Don't suppose you'd care to give me any examples of which particular stereotype I fit into and why.
I love and have always encouraged accompanied songs - hardly an indication of "purism".
I've always argued that it is important to continue making songs using folk forms, otherwise the genre will stagnate. The most well known of our residents wrote far more contemporary songs than any singer/songwriter I know, which range from ones that are regularly mistaken for traditional, to those which are sung world-wide, including one that made number one (twice) in the charts (and his fortune).
After half a century I have come to accept a definition which fits the music I have been listening to for most of my life, and which also fits the information we have been given by the traditional singers we have intervied over the last thirty-odd years - no need to take my word on this; the interviews are freely availably for access in the British Library if you are in the UK and in a couple of archives in Ireland if you happen to be passing.
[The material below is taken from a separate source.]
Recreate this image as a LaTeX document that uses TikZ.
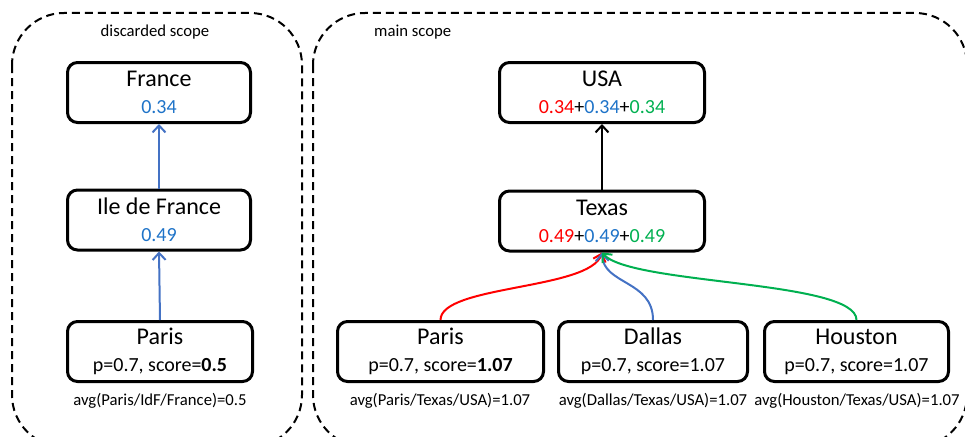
\documentclass[tikz,border=0pt]{standalone}
\usepackage{fontspec}
\setmainfont{Carlito}
\usetikzlibrary{arrows.meta}
\definecolor{vred}{RGB}{255,0,0}
\definecolor{vblue}{RGB}{30,115,200}
\definecolor{vgreen}{RGB}{0,176,80}
\definecolor{lblue}{RGB}{68,114,196}
\newcommand{\valtxt}[1]{{\fontsize{20}{27}\selectfont #1}}
\begin{document}
\begin{tikzpicture}[x=1pt,y=-1pt,
  box/.style={draw, line width=3pt, rounded corners=10pt, minimum width=184pt, minimum height=60pt, inner sep=0pt, align=center, font=\fontsize{24}{27}\selectfont},
  scopebox/.style={draw, line width=2pt, dash pattern=on 8pt off 5pt, rounded corners=52pt},
  link/.style={line width=2pt, -{Straight Barb[length=7pt,width=13pt,line width=2pt]}},
  small/.style={font=\fontsize{16.7}{18}\selectfont, inner sep=0pt}]
\useasboundingbox (0,0) rectangle (965,436);
\draw[scopebox] (12,13) rectangle (302,447);
\draw[scopebox] (313,13) rectangle (967,447);
\node[small] (dscope) at (155,32) {discarded scope};
\node[small, anchor=west] (mscope) at (374,32) {main scope};
% left scope
\node[box, minimum width=183pt] (fr) at (159,92.5) {France\\\valtxt{\color{vblue}0.34}};
\node[box, minimum width=183pt] (idf) at (159,220) {Ile de France\\\valtxt{\color{vblue}0.49}};
\node[box, minimum width=185pt] (pl) at (160,351.5) {Paris\\\valtxt{p=0.7, score=\textbf{0.5}}};
\node[small] (avgl) at (160,401) {avg(Paris/IdF/France)=0.5};
\draw[link, lblue] (pl.north) -- (idf.south);
\draw[link, lblue] (idf.north) -- (fr.south);
% main scope
\node[box, minimum width=205pt] (usa) at (602,92.5) {USA\\\valtxt{\textcolor{vred}{0.34}+\textcolor{vblue}{0.34}+\textcolor{vgreen}{0.34}}};
\node[box, minimum width=205pt] (tx) at (602,221) {Texas\\\valtxt{\textcolor{vred}{0.49}+\textcolor{vblue}{0.49}+\textcolor{vgreen}{0.49}}};
\node[box, minimum width=206pt] (pr) at (440.5,351.5) {Paris\\\valtxt{p=0.7, score=\textbf{1.07}}};
\node[box, minimum width=189pt] (da) at (653,351.5) {Dallas\\\valtxt{p=0.7, score=1.07}};
\node[box, minimum width=184pt] (ho) at (856.5,351.5) {Houston\\\valtxt{p=0.7, score=1.07}};
\node[small] (avgp) at (440,401) {avg(Paris/Texas/USA)=1.07};
\node[small] (avgd) at (653,401) {avg(Dallas/Texas/USA)=1.07};
\node[small] (avgh) at (857,401) {avg(Houston/Texas/USA)=1.07};
\draw[link, black] (tx.north) -- (usa.south);
\draw[link, vred] (pr.north) .. controls (440.5,285) and (590,290) .. (tx.south);
\draw[link, lblue] (da.north) .. controls (653,280) and (603,285) .. (tx.south);
\draw[link, vgreen] (ho.north) .. controls (856.5,280) and (630,285) .. (tx.south);
\end{tikzpicture}
\end{document}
It is the music that fits into that definition that I have thought worthwhile listening to, performing and making accessible to wider audiences - the success of that music here in Ireland seems to prove that, in spite of the sneers and the name-calling, it hasn't anywhere near reached the end of its shelf-life yet.
I was interested to see that the traditional music event which has been occupying my time lately, The Willie Clancy Summer School (a 39 year-old, week-long annual feast of music classes, song workshops, lectures, exhibitions, recitals and jam-packed pub sessions, topped off with a concert of Irelands finest traditional singers and musicians), made page two of The Irish Times yesterday while the Oxegen knees-up at Puncherstown only made page seven - where did we go wrong, I wonder?